In fact, there is a concrete representation. Ron Paul is a candidate for the Republican presidential nomination. He generated a lot of buzz last year after leading all the other presidential hopefuls in web searches and YouTube subscriptions. And in December, he set a fundraising record, raising $6 million over the Internet in 24 hours — the largest in US political history.

But so far, he has won only 21 delegates for the nomination. His rival, Arizona Senator John McCain, has won 1,325.

All of this can mean two things: one, the Me Generation may just turn out to be a group of armchair adventurers — spectators to the world’s struggle, but never participants.

Or perhaps there is a new kind of political action, one which we haven’t considered, but is increasingly becoming the occupation of today’s young.


The universe needs heroes, and the story of an informed rogue generation with the power to change social order is too good to bury. The media may be hyping the current peer group a tad too much — but has the Me Generation really taken a stand between pop and politics, and, if so, what side of the fence are they on?

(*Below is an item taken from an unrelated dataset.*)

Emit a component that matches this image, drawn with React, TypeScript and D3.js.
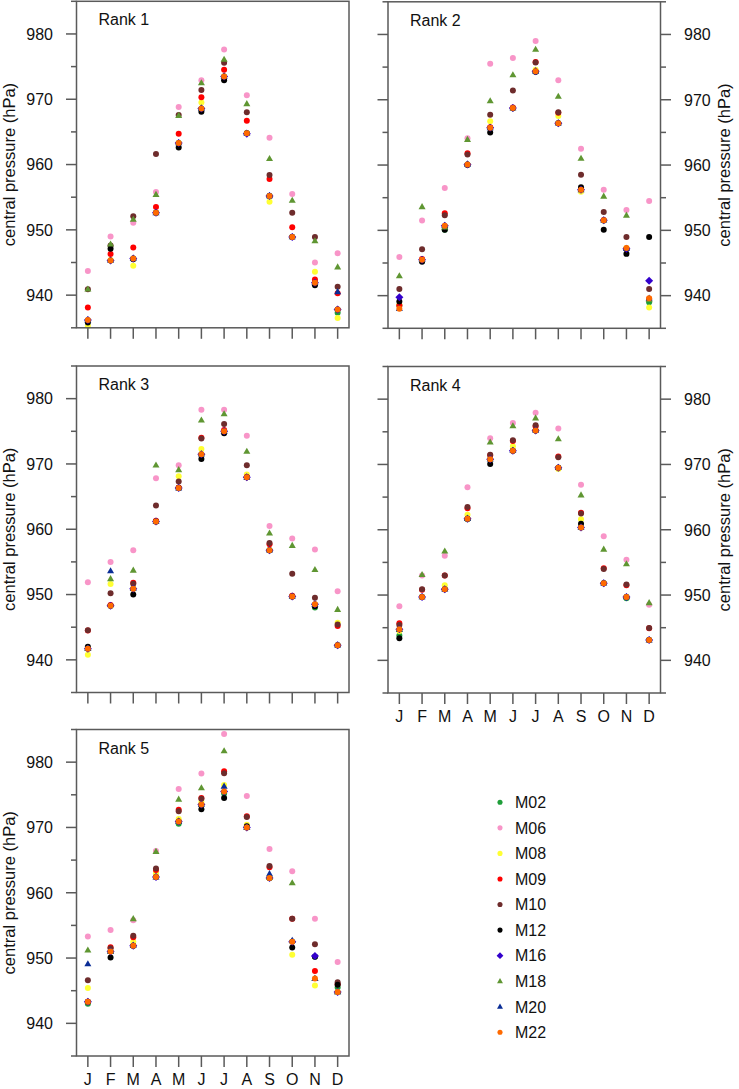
// @ts-nocheck
import React from 'react';
import * as d3 from 'd3';

const months = ['J', 'F', 'M', 'A', 'M', 'J', 'J', 'A', 'S', 'O', 'N', 'D'];
const models = ['M02', 'M06', 'M08', 'M09', 'M10', 'M12', 'M16', 'M18', 'M20', 'M22'];
const colors = ['#1f9e3a', '#f895c8', '#ffff33', '#ff0000', '#6e2c2c', '#000000', '#3300cc', '#5f9632', '#0a2d96', '#ff6a00'];
const shapes = ['circle', 'circle', 'circle', 'circle', 'circle', 'circle', 'diamond', 'triangle', 'triangle', 'circle'];
const yTicks = [940, 950, 960, 970, 980];

// one row per model (same order as models), one value per month
const rank1 = [
  [936.1, 945.3, 945.6, 952.6, 963.3, 968.6, 973.5, 964.8, 955.2, 948.9, 942.0, 937.3],
  [943.7, 949.0, 951.1, 955.8, 968.8, 972.9, 977.6, 970.6, 964.1, 955.5, 945.0, 946.4],
  [935.3, 945.4, 944.5, 952.6, 963.3, 969.5, 973.5, 964.8, 954.3, 948.9, 943.6, 936.5],
  [938.1, 946.3, 947.3, 953.5, 964.7, 970.3, 974.5, 966.7, 957.8, 950.4, 942.4, 940.3],
  [940.9, 947.6, 952.1, 961.6, 967.6, 971.4, 975.6, 968.0, 958.4, 952.6, 948.9, 941.3],
  [935.8, 947.1, 945.5, 952.6, 962.6, 968.1, 972.9, 964.8, 955.2, 948.9, 941.5, 937.8],
  [936.2, 945.3, 945.6, 952.6, 963.3, 968.6, 973.5, 964.7, 955.2, 948.9, 941.9, 937.8],
  [940.9, 947.8, 951.6, 955.4, 967.5, 972.5, 976.1, 969.3, 960.9, 954.5, 948.3, 944.3],
  [936.2, 945.3, 945.6, 952.6, 963.3, 968.6, 973.5, 964.8, 955.2, 948.9, 941.9, 940.5],
  [936.2, 945.3, 945.6, 952.6, 963.3, 968.6, 973.5, 964.8, 955.2, 948.9, 941.9, 937.8],
];

const rank2 = [
  [938.5, 945.3, 950.1, 960.1, 965.7, 968.7, 974.3, 966.4, 956.2, 951.5, 947.2, 939.0],
  [945.9, 951.5, 956.5, 964.1, 975.5, 976.4, 979.0, 973.0, 962.5, 956.2, 953.1, 954.5],
  [938.6, 945.4, 950.6, 960.1, 966.7, 968.7, 974.6, 967.5, 955.9, 951.5, 947.3, 938.2],
  [938.5, 945.6, 952.6, 961.8, 965.8, 968.8, 975.8, 968.0, 956.3, 951.6, 947.2, 939.5],
  [941.0, 947.1, 952.3, 961.6, 967.7, 971.4, 975.7, 968.1, 958.5, 952.8, 949.0, 941.0],
  [939.1, 945.2, 950.1, 960.0, 965.0, 968.7, 974.3, 966.4, 956.6, 950.1, 946.4, 949.0],
  [939.75, 945.5, 950.7, 960.1, 965.7, 968.75, 974.35, 966.4, 956.2, 951.55, 947.2, 942.3],
  [943.0, 953.6, 950.5, 963.9, 969.8, 973.8, 977.7, 970.5, 961.0, 955.2, 952.3, 939.4],
  [938.0, 945.5, 950.7, 960.1, 965.7, 968.75, 974.35, 966.4, 956.2, 951.55, 947.2, 939.6],
  [938.0, 945.5, 950.7, 960.1, 965.7, 968.75, 974.35, 966.4, 956.2, 951.55, 947.3, 939.6],
];

const rank3 = [
  [941.7, 948.3, 950.9, 961.2, 966.3, 971.5, 975.0, 967.95, 956.8, 949.7, 948.0, 942.25],
  [951.9, 955.0, 956.8, 967.8, 969.8, 978.3, 978.3, 974.3, 960.5, 958.6, 956.9, 950.5],
  [940.8, 951.6, 950.9, 961.2, 968.1, 972.3, 975.0, 968.4, 956.8, 949.7, 948.5, 945.7],
  [944.5, 948.4, 951.8, 961.3, 966.4, 974.0, 975.2, 968.0, 957.7, 949.8, 948.3, 945.2],
  [944.55, 950.2, 951.65, 963.65, 967.3, 973.9, 976.1, 969.8, 957.9, 953.2, 949.5, 945.4],
  [942.0, 948.3, 950.0, 961.2, 966.3, 970.75, 974.7, 967.95, 956.8, 949.7, 948.2, 942.25],
  [941.7, 948.3, 950.9, 961.2, 966.3, 971.5, 975.0, 967.95, 956.8, 949.7, 948.5, 942.25],
  [941.7, 952.4, 953.7, 969.8, 969.1, 976.7, 977.65, 971.9, 959.4, 957.5, 953.8, 947.7],
  [941.7, 953.6, 950.9, 961.2, 966.3, 971.5, 975.0, 967.95, 956.8, 949.7, 948.5, 942.25],
  [941.7, 948.3, 950.9, 961.2, 966.3, 971.5, 975.0, 967.95, 956.8, 949.7, 948.5, 942.25],
];

const rank4 = [
  [943.8, 949.7, 950.9, 961.6, 970.8, 972.1, 975.2, 969.5, 960.35, 951.8, 949.5, 943.1],
  [948.3, 953.0, 956.0, 966.5, 974.0, 976.35, 977.9, 975.5, 966.9, 959.0, 955.4, 948.5],
  [944.5, 949.7, 951.5, 962.3, 970.8, 972.8, 975.2, 969.3, 961.6, 951.8, 949.7, 943.1],
  [945.7, 950.8, 953.0, 963.3, 971.4, 973.6, 975.8, 971.2, 962.6, 954.1, 951.5, 944.9],
  [945.4, 950.9, 953.0, 963.5, 971.5, 973.7, 976.0, 971.1, 962.5, 954.0, 951.6, 944.95],
  [943.4, 949.7, 950.9, 961.7, 970.05, 972.1, 975.2, 969.5, 960.9, 951.8, 949.7, 943.1],
  [944.75, 949.7, 950.9, 961.7, 970.8, 972.1, 975.2, 969.5, 960.35, 951.8, 949.7, 943.1],
  [944.75, 953.1, 956.7, 961.7, 973.4, 975.9, 977.1, 973.9, 965.3, 957.0, 954.75, 948.8],
  [944.75, 949.7, 950.9, 961.7, 970.8, 972.1, 975.2, 969.5, 960.35, 951.8, 949.7, 943.1],
  [944.75, 949.7, 950.9, 961.7, 970.8, 972.1, 975.2, 969.5, 960.35, 951.8, 949.7, 943.1],
];

const rank5 = [
  [943.0, 951.0, 951.9, 962.4, 970.55, 973.5, 975.2, 970.0, 962.25, 952.5, 950.2, 945.5],
  [953.3, 954.3, 955.8, 966.4, 975.9, 978.25, 984.3, 974.8, 966.7, 963.3, 956.0, 949.4],
  [945.4, 951.0, 952.5, 963.0, 971.3, 973.9, 976.5, 970.4, 962.25, 950.5, 945.8, 944.8],
  [943.3, 951.65, 953.2, 963.5, 972.7, 974.5, 978.6, 971.7, 963.9, 956.0, 948.0, 946.0],
  [946.6, 951.5, 953.4, 963.7, 972.5, 974.4, 978.3, 971.6, 964.1, 956.0, 952.1, 946.3],
  [943.3, 950.1, 951.9, 962.4, 970.9, 972.8, 974.5, 970.2, 962.25, 951.6, 950.2, 945.9],
  [943.3, 951.0, 951.9, 962.4, 970.9, 973.5, 975.5, 970.0, 962.25, 952.5, 950.3, 944.8],
  [951.2, 951.0, 956.0, 966.3, 974.3, 976.05, 981.7, 970.0, 962.3, 961.5, 946.85, 944.8],
  [949.1, 951.0, 951.9, 962.4, 970.9, 973.5, 976.3, 970.0, 962.9, 952.7, 946.85, 944.8],
  [943.3, 951.0, 951.9, 962.4, 970.9, 973.5, 975.5, 970.0, 962.25, 952.5, 946.85, 944.8],
];

const W = 739;
const H = 1089;
const pw = 272.5;
const ph = 326.5;
const font = '"Liberation Sans", Arial, Helvetica, sans-serif';
const frameColor = '#5a5a5a';

const panels = [
  { title: 'Rank 1', data: rank1, x: 76.5, y: 1.3, side: 'left', xLabels: false },
  { title: 'Rank 2', data: rank2, x: 388, y: 1.8, side: 'right', xLabels: false },
  { title: 'Rank 3', data: rank3, x: 76.5, y: 366, side: 'left', xLabels: false },
  { title: 'Rank 4', data: rank4, x: 388, y: 366.5, side: 'right', xLabels: true },
  { title: 'Rank 5', data: rank5, x: 76.5, y: 729.5, side: 'left', xLabels: true },
];

const marker = (shape, cx, cy, color, key, scale = 1) => {
  if (shape === 'diamond') {
    const r = 4 * scale;
    return <path key={key} d={`M${cx},${cy - r}L${cx + r},${cy}L${cx},${cy + r}L${cx - r},${cy}Z`} fill={color} />;
  }
  if (shape === 'triangle') {
    const s = 7 * scale;
    const h = s * 0.87;
    return <path key={key} d={`M${cx},${cy - h * 0.62}L${cx + s / 2},${cy + h * 0.38}L${cx - s / 2},${cy + h * 0.38}Z`} fill={color} />;
  }
  return <circle key={key} cx={cx} cy={cy} r={3 * scale} fill={color} />;
};

const Panel = ({ p }) => {
  const x = d3.scalePoint().domain(d3.range(12)).range([p.x, p.x + pw]).padding(0.5);
  const y = d3.scaleLinear().domain([935, 985]).range([p.y + ph, p.y]);
  const minor = d3.range(935, 986, 5).filter(v => v % 10 !== 0);
  const left = p.x;
  const right = p.x + pw;
  const bottom = p.y + ph;
  const tickSides = p.side === 'left' ? ['left'] : ['left', 'right'];

  return (
    <g>
      {p.data.map((vals, mi) =>
        vals.map((v, k) => (isNaN(v) ? null : marker(shapes[mi], x(k), y(v), colors[mi], `${mi}-${k}`)))
      )}
      <rect x={left} y={p.y} width={pw} height={ph} fill="none" stroke={frameColor} strokeWidth={1.5} />
      {tickSides.map(side => {
        const x0 = side === 'left' ? left : right;
        const dir = side === 'left' ? -1 : 1;
        return (
          <g key={side} stroke={frameColor} strokeWidth={1.5}>
            {yTicks.map(t => <line key={t} x1={x0} x2={x0 + dir * 10.5} y1={y(t)} y2={y(t)} />)}
            {minor.map(t => <line key={t} x1={x0} x2={x0 + dir * 5.5} y1={y(t)} y2={y(t)} />)}
          </g>
        );
      })}
      <g stroke={frameColor} strokeWidth={1.5}>
        {months.map((m, k) => <line key={k} x1={x(k)} x2={x(k)} y1={bottom} y2={bottom + 11} />)}
      </g>
      {yTicks.map(t => (
        <text key={t} x={p.side === 'left' ? left - 23.5 : right + 23.5} y={y(t)} dy="0.36em"
          textAnchor={p.side === 'left' ? 'end' : 'start'} fontSize={16} fontFamily={font} fill="#111">{t}</text>
      ))}
      {p.xLabels && months.map((m, k) => (
        <text key={k} x={x(k)} y={bottom + 29} textAnchor="middle" fontSize={16} fontFamily={font} fill="#111">{m}</text>
      ))}
      <text x={left + 22} y={p.y + 24} fontSize={16} fontFamily={font} fill="#111">{p.title}</text>
      <text transform={`translate(${p.side === 'left' ? 15 : 730},${p.y + ph / 2}) rotate(-90)`} textAnchor="middle"
        fontSize={16.5} fontFamily={font} fill="#111">central pressure (hPa)</text>
    </g>
  );
};

const App = () => {
  const legendY = d3.scalePoint().domain(models).range([802.3, 1032.3]);
  return (
    <svg width={W} height={H} viewBox={`0 0 ${W} ${H}`} style={{ position: 'absolute', left: 0, top: 0, background: '#fff' }}>
      <rect width={W} height={H} fill="#fff" />
      {panels.map(p => <Panel key={p.title} p={p} />)}
      <g>
        {models.map((m, i) => (
          <g key={m}>
            {marker(shapes[i], 500, legendY(m), colors[i], 'lm' + i, 0.85)}
            <text x={515} y={legendY(m)} dy="0.36em" fontSize={16} fontFamily={font} fill="#111">{m}</text>
          </g>
        ))}
      </g>
    </svg>
  );
};

export default App;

It is possible that there is no fence to begin with, and that there is no line between pop and politics. We may be headed toward a society wherein political issues are also social issues — as they should be.

This is possible because this generation’s concept of politics is changing. It is no longer uncool to be privy to issues. And the fact is, kids don’t live in a bubble. A lot of young people have a lot to say about what’s going on these days — and you can hear them: in blogs, forums, status messages, and IMs.

Sure, they aren’t out on the streets. But maybe they’ve seen a different path.

As to what that path is, though, we may know soon enough.